Common forms of structural metal include angles, bars, channels, extrusions, pipes, tubes, and strut channels.
The angled form of structural metals is an L-shaped profile when the material is lying on its side. This shape provides added structural integrity or is often an additional piece used when repairing fabrication.
The bars available come in a few different forms, named after their side profile, are solid throughout (no openings). There are round bars, square bars, rectangular (flat) bars, and occasionally hexagonal bars. All variations offer an added stability when compared to sheets and are fabrication favourites.
Manufacturers form metal channels specifically for industrial and structural builds. This form offers extra support from the U-shaped profile, while the opening allows for any water it comes in contact with to dry easily compared to tubes.
The unique profiles of extrusion (known as extrudates) result from the metal forming process, where machines push molten cylindrical bars of metal through an opening with the desired finished profile.The profiles can be highly complex and provide more structural support.

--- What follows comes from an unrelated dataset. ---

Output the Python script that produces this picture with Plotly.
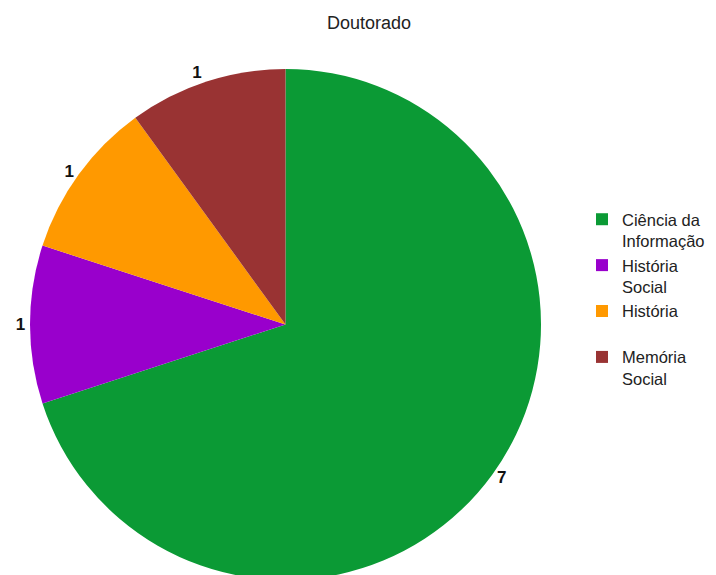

Businesses use metal pipes for the transference of gas or fluids (water, gas, or oil), their profiles are always round, and have larger sizes available than tubes. A pipe’s important feature is the inside (nominal) diameter, since something will flow through it, and the wall thickness (referred to for pipes as a “schedule”).
Metal tubing comes in square, rectangular, or round profiles. The purpose of tubing is to provide structural support, making the more important feature of it the exterior diameter and wall thickness.
This unique shape starts with the classic channel profile, with added curls on the ends to provide added structural support and grip. Commonly struts come with holes throughout the long back side of the channel, allowing the end-user or fabricators to more easily attach it to other parts. With hardware installed in the openings, it pulls in the curls on the opposite side, creating a tight assembly.